Art therapy is suitable for people of any nationality, educational background, occupation, or age, and this is what makes it so unique. If applied properly, it can help you improve your physical, mental, and emotional condition, healing you from traumatic experiences and psychological disorders.
When Art Therapy Can Help
Here are some of the cases when art therapy (combined with group therapy and such) may help:
- Clients (kids or adults) with classic mental health conditions
- Children with social or behavioral issues at school or kindergarten
- Adults suffering from constant severe stress and pressure
- Children suffering from learning disabilities
- Clients (kids and adults) who have suffered a brain damage
- Clients (kids and adults) who have suffered psychological trauma
People of all ages who have ever had/experienced domestic violence, depression, anxiety disorder, or any other trauma may find healing and relief in art therapy. It includes painting, drawing, sculpting, and other kinds of creative art, helping people open up about their problems.

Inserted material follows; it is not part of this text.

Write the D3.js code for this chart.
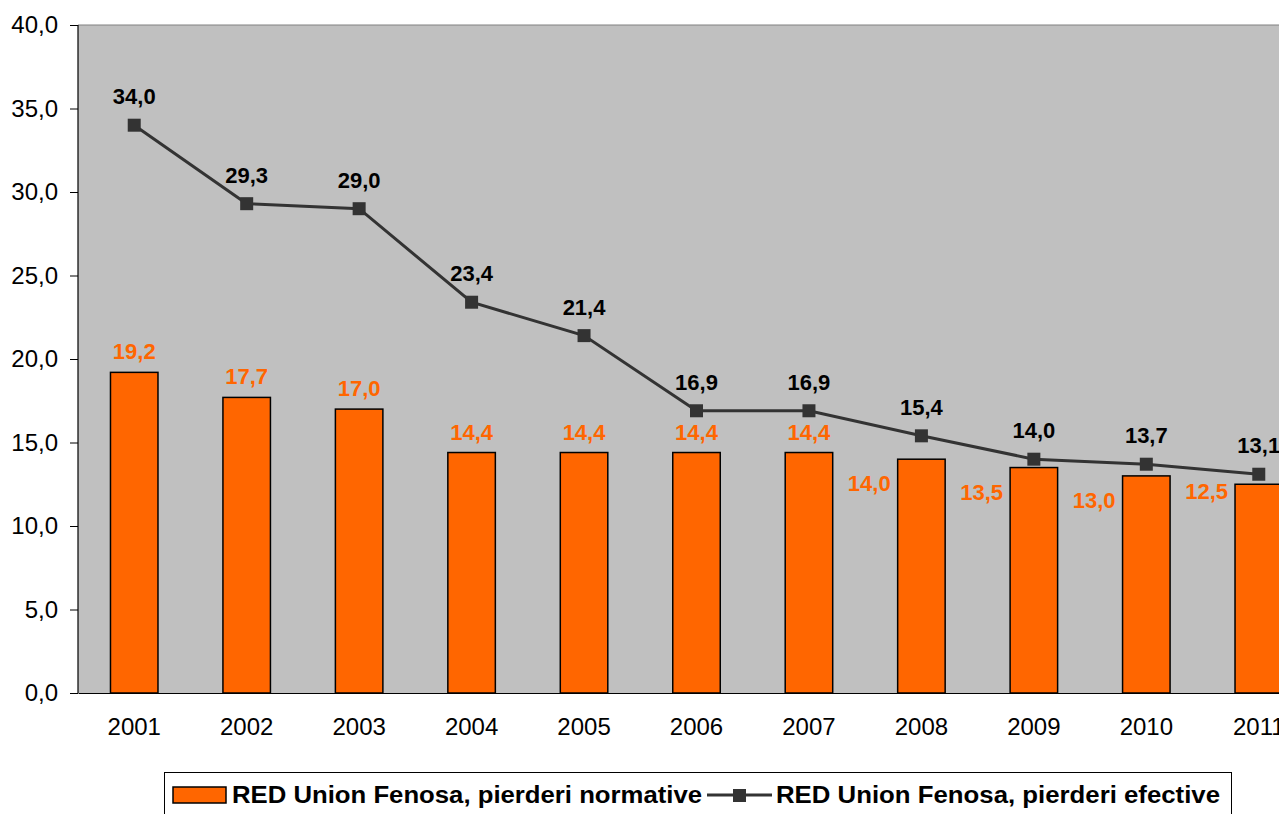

They express so much through art, as all humans have been doing for thousands of years. Any work of art that we see in one or another way describes the condition the author was in at the moment or creating it. And it was only in the XX century that psychologists have noticed how it can be made a therapy.
How It’s Different from a Simple Art Class
Specialists in the field say that during an art class, the students learn certain techniques of drawing and painting, but mostly through copying something from the outside world. During art therapy sessions, they also learn more about the process of creating art itself, but their tutors get the pictures out of their minds, not from the outside world. Those pictures can show a big part of the emotional struggle of a client, and going from there, the healing may begin.
The most important part is to open up, and it’s usually the most difficult part as well. Creating art opens another channel for communication, which has already helped thousands of people find peace.